▶ _Stated problem_: Pull out every line from the listing that has the word "with".

▶ _Records to use_:
§

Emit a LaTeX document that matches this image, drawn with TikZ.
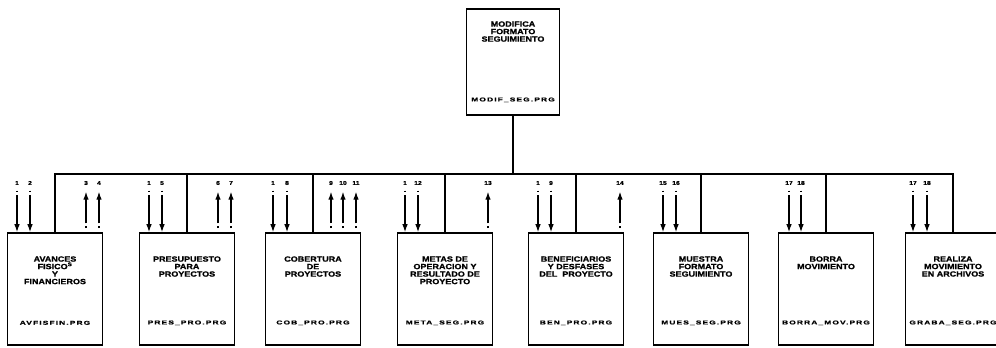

§

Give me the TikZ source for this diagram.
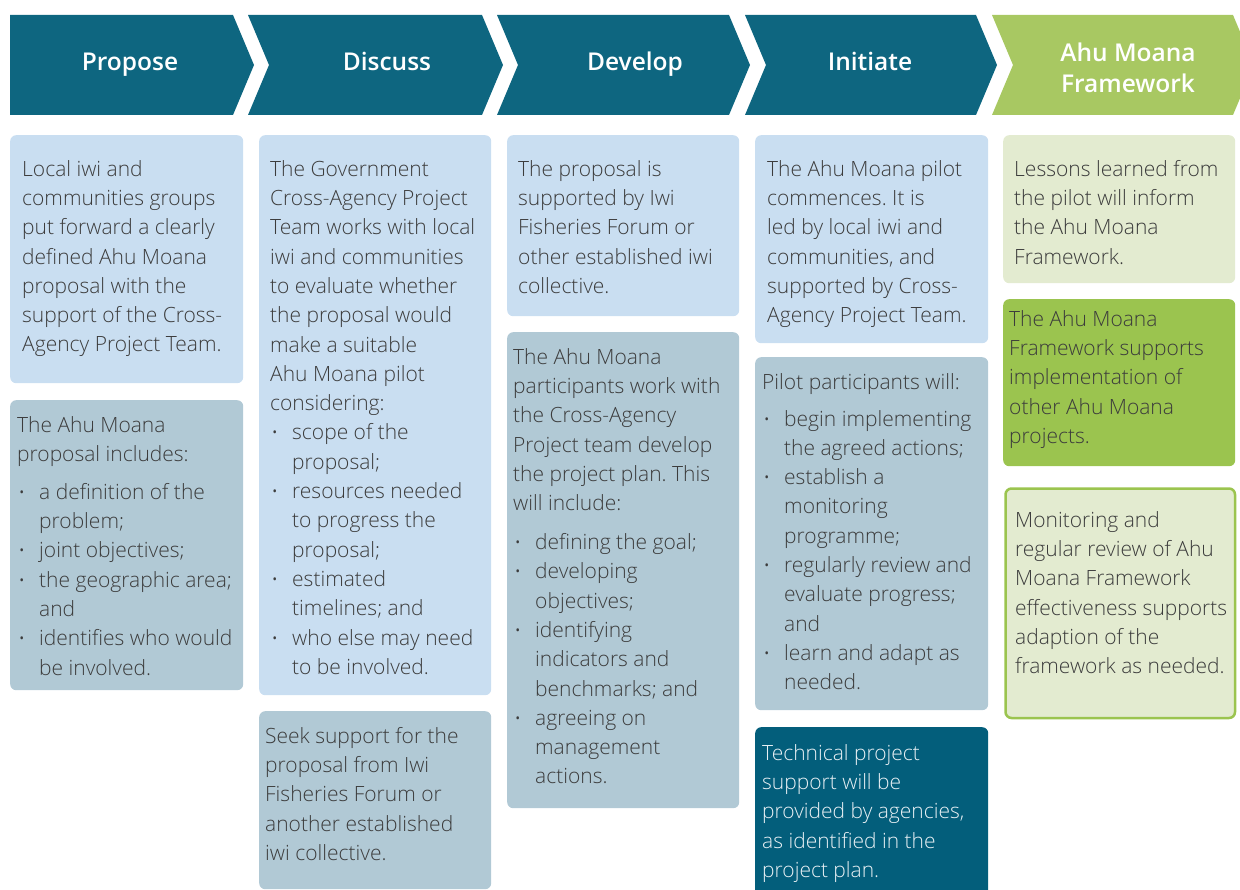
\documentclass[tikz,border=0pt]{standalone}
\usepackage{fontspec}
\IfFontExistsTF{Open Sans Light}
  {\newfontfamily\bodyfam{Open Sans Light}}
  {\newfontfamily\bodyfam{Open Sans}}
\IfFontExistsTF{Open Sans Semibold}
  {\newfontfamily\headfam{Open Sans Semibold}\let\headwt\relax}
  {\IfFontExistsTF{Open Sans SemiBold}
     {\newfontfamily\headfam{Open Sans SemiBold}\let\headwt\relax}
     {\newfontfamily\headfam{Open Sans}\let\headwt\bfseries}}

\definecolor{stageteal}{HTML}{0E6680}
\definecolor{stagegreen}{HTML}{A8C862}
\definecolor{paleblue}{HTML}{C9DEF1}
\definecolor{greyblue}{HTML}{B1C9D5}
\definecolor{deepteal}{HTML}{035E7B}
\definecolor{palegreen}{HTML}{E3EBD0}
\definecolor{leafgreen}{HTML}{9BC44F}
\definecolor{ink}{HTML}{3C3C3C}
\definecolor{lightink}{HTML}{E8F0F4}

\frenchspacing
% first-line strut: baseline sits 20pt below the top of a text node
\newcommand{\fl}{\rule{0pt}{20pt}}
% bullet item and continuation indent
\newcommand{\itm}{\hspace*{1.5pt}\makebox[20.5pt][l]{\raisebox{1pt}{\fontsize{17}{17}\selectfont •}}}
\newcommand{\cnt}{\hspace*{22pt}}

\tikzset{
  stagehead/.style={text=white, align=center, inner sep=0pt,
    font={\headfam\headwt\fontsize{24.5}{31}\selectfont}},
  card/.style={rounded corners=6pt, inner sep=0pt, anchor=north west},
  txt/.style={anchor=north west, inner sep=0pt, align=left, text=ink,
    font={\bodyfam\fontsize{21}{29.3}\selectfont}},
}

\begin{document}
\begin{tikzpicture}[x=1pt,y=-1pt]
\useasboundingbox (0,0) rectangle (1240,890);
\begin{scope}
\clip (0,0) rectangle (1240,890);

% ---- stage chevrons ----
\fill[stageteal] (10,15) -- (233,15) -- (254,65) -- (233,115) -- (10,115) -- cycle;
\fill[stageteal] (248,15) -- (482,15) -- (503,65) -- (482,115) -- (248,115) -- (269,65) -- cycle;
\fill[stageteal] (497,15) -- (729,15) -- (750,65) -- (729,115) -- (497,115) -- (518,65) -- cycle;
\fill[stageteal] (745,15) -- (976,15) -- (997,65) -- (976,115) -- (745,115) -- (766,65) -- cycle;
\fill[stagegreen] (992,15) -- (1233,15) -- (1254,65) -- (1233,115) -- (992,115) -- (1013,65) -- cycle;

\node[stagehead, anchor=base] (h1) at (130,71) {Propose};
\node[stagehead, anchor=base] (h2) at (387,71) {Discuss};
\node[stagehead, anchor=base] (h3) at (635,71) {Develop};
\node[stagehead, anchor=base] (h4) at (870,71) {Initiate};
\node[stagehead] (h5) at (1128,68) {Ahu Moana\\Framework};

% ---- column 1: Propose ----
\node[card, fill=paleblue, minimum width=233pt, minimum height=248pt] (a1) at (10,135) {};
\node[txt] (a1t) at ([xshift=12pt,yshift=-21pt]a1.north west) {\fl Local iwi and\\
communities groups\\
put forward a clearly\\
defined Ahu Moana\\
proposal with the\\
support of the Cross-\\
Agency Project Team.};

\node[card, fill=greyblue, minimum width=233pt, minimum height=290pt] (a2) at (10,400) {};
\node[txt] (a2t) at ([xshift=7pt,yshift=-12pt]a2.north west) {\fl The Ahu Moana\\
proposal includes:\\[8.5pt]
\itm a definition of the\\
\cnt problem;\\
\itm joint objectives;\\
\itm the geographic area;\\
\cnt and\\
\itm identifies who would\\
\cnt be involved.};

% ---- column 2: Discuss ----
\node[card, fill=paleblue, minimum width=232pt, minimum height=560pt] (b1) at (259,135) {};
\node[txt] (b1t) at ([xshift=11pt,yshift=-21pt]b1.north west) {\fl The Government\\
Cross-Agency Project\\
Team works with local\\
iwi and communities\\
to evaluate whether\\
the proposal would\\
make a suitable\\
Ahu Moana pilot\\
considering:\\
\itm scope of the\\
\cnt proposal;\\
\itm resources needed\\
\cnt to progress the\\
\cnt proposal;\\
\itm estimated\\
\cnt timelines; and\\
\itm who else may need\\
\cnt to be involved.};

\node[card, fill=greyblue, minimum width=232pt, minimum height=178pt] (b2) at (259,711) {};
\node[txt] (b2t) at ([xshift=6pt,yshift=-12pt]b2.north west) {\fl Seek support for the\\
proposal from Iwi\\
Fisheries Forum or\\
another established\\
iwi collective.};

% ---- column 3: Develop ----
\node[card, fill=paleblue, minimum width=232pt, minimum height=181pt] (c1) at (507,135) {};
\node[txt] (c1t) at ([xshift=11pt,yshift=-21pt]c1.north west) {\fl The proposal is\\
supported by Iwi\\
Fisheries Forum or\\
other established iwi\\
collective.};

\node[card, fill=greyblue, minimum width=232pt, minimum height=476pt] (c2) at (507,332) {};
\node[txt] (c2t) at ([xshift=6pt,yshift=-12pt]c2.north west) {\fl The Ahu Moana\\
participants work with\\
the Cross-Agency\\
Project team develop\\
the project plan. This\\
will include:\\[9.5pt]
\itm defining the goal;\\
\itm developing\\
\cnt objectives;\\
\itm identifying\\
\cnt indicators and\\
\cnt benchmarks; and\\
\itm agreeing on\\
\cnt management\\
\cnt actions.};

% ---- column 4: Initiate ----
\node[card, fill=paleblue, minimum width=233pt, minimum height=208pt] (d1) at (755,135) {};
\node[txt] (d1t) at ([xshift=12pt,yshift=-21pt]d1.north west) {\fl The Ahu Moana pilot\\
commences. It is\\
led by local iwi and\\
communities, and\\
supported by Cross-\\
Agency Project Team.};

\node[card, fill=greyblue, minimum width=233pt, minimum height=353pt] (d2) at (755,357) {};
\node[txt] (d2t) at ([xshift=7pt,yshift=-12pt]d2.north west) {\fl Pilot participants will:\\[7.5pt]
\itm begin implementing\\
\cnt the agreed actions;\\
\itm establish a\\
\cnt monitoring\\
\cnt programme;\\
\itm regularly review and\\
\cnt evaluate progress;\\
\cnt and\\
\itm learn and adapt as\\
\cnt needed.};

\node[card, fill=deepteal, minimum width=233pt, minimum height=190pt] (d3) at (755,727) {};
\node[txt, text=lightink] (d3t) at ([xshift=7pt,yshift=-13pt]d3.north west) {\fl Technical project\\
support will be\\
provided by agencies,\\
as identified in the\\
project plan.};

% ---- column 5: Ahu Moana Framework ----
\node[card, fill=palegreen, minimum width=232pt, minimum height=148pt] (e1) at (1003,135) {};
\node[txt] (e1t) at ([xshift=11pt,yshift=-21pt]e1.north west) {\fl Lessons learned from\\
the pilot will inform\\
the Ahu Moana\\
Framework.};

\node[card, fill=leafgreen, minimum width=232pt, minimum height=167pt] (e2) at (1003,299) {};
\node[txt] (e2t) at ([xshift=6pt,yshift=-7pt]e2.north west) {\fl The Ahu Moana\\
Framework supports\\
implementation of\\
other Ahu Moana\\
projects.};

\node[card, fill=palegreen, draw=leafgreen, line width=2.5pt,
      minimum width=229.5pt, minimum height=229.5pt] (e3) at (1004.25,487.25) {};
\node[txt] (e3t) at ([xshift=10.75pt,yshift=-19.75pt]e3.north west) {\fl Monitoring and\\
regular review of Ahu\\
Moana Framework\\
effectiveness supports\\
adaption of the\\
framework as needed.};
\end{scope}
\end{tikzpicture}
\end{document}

§

▶ _Reply_:
Emit a LaTeX document that matches this image, drawn with TikZ.
proposal with the\\
Team works with local\\
participants work with\\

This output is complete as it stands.